Das alles war mit beispielloser Willenskraft und Disziplin den schwierigen Lebensumständen abgetrotzt. »Ich verzweifle bald«, schrieb Heinrichs Frau Nelly im September 1941 an ihre Freundin Salomea Rottenberg in New York. Sie wünschte, sie hätte fünftausend Dollar, dann könnte ihr Mann arbeiten, »wie und was er will«. »Jetzt ist es uns nicht möglich das Essen für Morgen zu beschaffen. Wie kann man da arbeiten?« Er ignorierte klaglos die Misere und setzte nach anfänglicher Skepsis auch seine publizistischen Aktivitäten fort, resümierte 1943 die zehn Jahre Hitlers, erinnerte an Carl von Ossietzky, würdigte Kisch, Döblin, Oskar Maria Graf, Feuchtwanger und Paul Merker, schickte unter dem Titel »Die Vernunft ist alles« eine Botschaft an die Sowjetunion, blickte noch einmal auf Emile Zola, gedachte der toten Gefährten Max Herrmann-Neiße und Stefan Zweig. Zu aktuellen politischen Ereignissen und Vorgängen schwieg er.
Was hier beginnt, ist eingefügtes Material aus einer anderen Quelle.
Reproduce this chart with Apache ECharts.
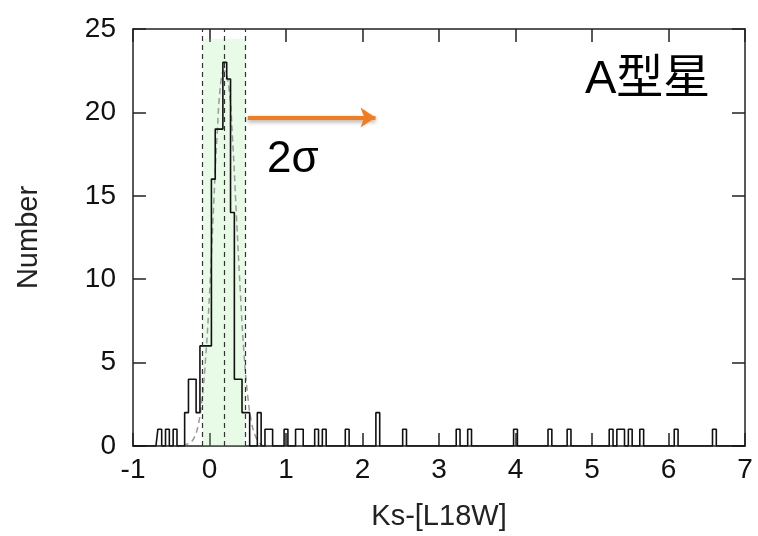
<!DOCTYPE html>
<html>
<head>
<meta charset="utf-8">
<script src="https://cdn.jsdelivr.net/npm/echarts@6/dist/echarts.min.js"></script>
<style>html,body{margin:0;padding:0;background:#fff;}#c{width:758px;height:536px;}</style>
</head>
<body>
<div id="c"></div>
<script>
// Histogram bins (bin width 0.05), centers and counts (non-empty bins only)
const binCenters = [-0.65,-0.55,-0.45,-0.30,-0.25,-0.20,-0.15,-0.10,-0.05,0.00,0.05,0.10,0.15,0.20,0.25,0.30,0.35,0.40,0.45,0.50,0.65,0.75,0.80,1.00,1.15,1.20,1.40,1.50,1.80,2.20,2.55,3.25,3.40,4.00,4.45,4.70,5.25,5.35,5.40,5.50,5.65,6.10,6.60];
const binCounts  = [1,1,1,2,4,4,2,6,6,6,16,19,19,23,22,14,4,4,2,2,2,1,1,1,1,1,1,1,1,2,1,1,1,1,1,1,1,1,1,1,1,1,1];
// Gaussian fit curve
const fitX = [-0.35,-0.30,-0.25,-0.20,-0.15,-0.10,-0.05,0.00,0.05,0.10,0.15,0.19,0.25,0.30,0.35,0.40,0.45,0.50,0.55,0.60,0.65,0.70];
const fitY = [0.0,0.1,0.2,0.5,1.2,2.7,5.3,9.1,14.0,18.7,21.9,22.5,21.6,18.5,14.0,9.5,5.6,3.0,1.4,0.6,0.2,0.0];
// mean and +-2 sigma lines, shaded band
const sigmaLines = [-0.09, 0.19, 0.47];
const bandRange = [-0.09, 0.47];
const bandTop = 24.4;
// arrow annotation
const arrowFrom = [0.50, 19.7];
const arrowTo = [2.17, 19.7];
const xTicks = {min:-1, max:7, step:1};
const yTicks = {min:0, max:25, step:5};
const labelA = 'A型星';
const label2s = '2σ';

const binMap = new Map();
binCenters.forEach((c,i)=>binMap.set(Math.round(c*100), binCounts[i]));
const histData = [];
for (let k = -20; k <= 140; k++) {
  const key = k*5;
  histData.push([key/100, binMap.get(key) || 0]);
}

const FONT = 'Liberation Sans, Arial, sans-serif';
const axisCommon = {
  axisLine:{show:true, onZero:false, lineStyle:{color:'#222', width:1.5}},
  axisTick:{show:true, inside:true, length:13, lineStyle:{color:'#222', width:1.5}},
  splitLine:{show:false}
};
const chart = echarts.init(document.getElementById('c'));
chart.setOption({
  animation:false,
  backgroundColor:'#fff',
  grid:{left:133, right:13, top:29, bottom:90},
  xAxis:[
    Object.assign({type:'value', min:xTicks.min, max:xTicks.max, interval:xTicks.step,
      axisLabel:{fontSize:28, color:'#111', margin:10, fontFamily:FONT},
      name:'Ks-[L18W]', nameLocation:'middle', nameGap:56,
      nameTextStyle:{fontSize:29, color:'#222', fontFamily:FONT}}, axisCommon),
    Object.assign({type:'value', position:'top', min:xTicks.min, max:xTicks.max, interval:xTicks.step,
      axisLabel:{show:false}}, axisCommon)
  ],
  yAxis:[
    Object.assign({type:'value', min:yTicks.min, max:yTicks.max, interval:yTicks.step,
      axisLabel:{fontSize:28, color:'#111', margin:17, fontFamily:FONT},
      name:'Number', nameLocation:'middle', nameGap:90,
      nameTextStyle:{fontSize:29, color:'#222', fontFamily:FONT}}, axisCommon),
    Object.assign({type:'value', position:'right', min:yTicks.min, max:yTicks.max, interval:yTicks.step,
      axisLabel:{show:false}}, axisCommon)
  ],
  series:[
    {type:'line', name:'fit', data:fitX.map((x,i)=>[x,fitY[i]]), smooth:true, showSymbol:false,
      lineStyle:{color:'#9a9a9a', width:1.5, type:[6,4]}, z:2, silent:true},
    {type:'line', name:'hist', data:histData, step:'middle', showSymbol:false,
      lineStyle:{color:'#111', width:1.6}, z:3, silent:true},
    {type:'line', name:'band', data:[], z:4, silent:true,
      markArea:{silent:true, itemStyle:{color:'rgba(144,238,144,0.22)'},
        data:[[{xAxis:bandRange[0], yAxis:0},{xAxis:bandRange[1], yAxis:bandTop}]]},
      markLine:{silent:true, symbol:'none', label:{show:false},
        lineStyle:{type:[5,4], color:'#333', width:1.2},
        data:sigmaLines.map(v=>({xAxis:v}))}},
    {type:'line', name:'arrow', data:[], z:5, silent:true,
      markLine:{silent:true, symbol:['none','arrow'], symbolSize:15, label:{show:false},
        lineStyle:{type:'solid', color:'#F57C1C', width:4, shadowColor:'rgba(0,0,0,0.35)', shadowBlur:4, shadowOffsetY:2},
        data:[[{coord:arrowFrom},{coord:arrowTo}]]}}
  ],
  graphic:[
    {type:'text', left:585, top:57, style:{text:labelA, fontSize:47, fill:'#000', fontFamily:'Liberation Sans, Noto Sans CJK JP, sans-serif'}},
    {type:'text', left:267, top:138, style:{text:label2s, fontSize:44, fill:'#000', fontFamily:'Liberation Sans, sans-serif'}}
  ]
});
</script>
</body>
</html>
Allen Bitten, der zersplitterten Emigration wie damals in Frankreich, als es um das Zustandekommen einer Volksfront ging, als führende Persönlichkeit zu dienen, erteilte er eine Absage.

Als der Krieg zu Ende war, kam wieder Post aus Deutschland. Nach Hause solle er kommen, schrieb man ihm, dorthin, wo man ihn dringend brauche, nach Ostberlin. Heinrich Mann öffnete die Briefe, las aufmerksam Zeile für Zeile und legte sie beiseite. Er hatte im Dezember 1944 seine Frau Nelly verloren, und seitdem war seine Situation noch trostloser geworden. Einsam und trauernd, beobachtet vom FBI, angewiesen auf die Unterstützung des Bruders, ergänzte er am 28. Dezember 1948 einen Brief an den Freund Pinkus, verfasst in französischer Sprache, nach der Unterschrift mit der Bemerkung: »Alter Schriftsteller ersten Ranges, im Ruhestand. Stets hellsichtiger Geist, dessen Gelassenheit sich jedoch in Gleichgültigkeit verwandelt.«

»Das Natürliche wäre jetzt, wenn ich mich in Berlin einstellte.« Er wusste es. Aber: »Sie werden mir zutrauen, daß die Verhinderungen beträchtlich sein müssen, wenn ich ihnen bisher nachgebe. Ich hoffe dennoch.« Das hatte Heinrich Mann im Mai 1948 an Johannes R. Becher geschrieben, der die Einladung wiederholt und ihm auch mitgeteilt hatte, dass der Aufbau-Verlag schon 1945 seinen »Untertan« herausgebracht hatte. »Wenn immer die Deutschen einen Krieg verlieren«, meinte Heinrich Mann dazu sarkastisch, »drucken sie meinen ›Untertan‹.« Katia und Thomas Mann rieten zur Rückkehr. Sie wäre eine späte Ehrung gewesen. Er zögerte. Er war alt geworden, heimgesucht von wechselnden Leiden. Zuletzt lebte er in einer kleinen Parterrewohnung, erledigte seine Einkäufe, las, schrieb Briefe, hörte Musik. »Er wird kaum gehen«, meinte der Bruder nach den vielen Gesprächen, die sie geführt hatten, »er ist, Gott weiß es, entschuldigt. Aber es schickte sich doch, daß man nach ihm verlangte«.

Nach langem Zureden entschloss sich Heinrich Mann schließlich doch noch zur Rückkehr nach Berlin, um das Präsidenten-Amt der Akademie der Künste der DDR zu übernehmen. Die Schiffspassage war schon gebucht, als er eines Morgens nicht mehr aufwachte. Es war der 11. März 1950.

Heinrich Mann: Essays und Publizistik. Kritische Gesamtausgabe in 10 Bänden, Bd. 9: Oktober 1940–1950, hg. von Bernhard Veitenheimer unter Mitarbeit von Wolfgang Klein, Aisthesis Verlag, 2 Bde., zus. 1201 Seiten, geb., 298 €.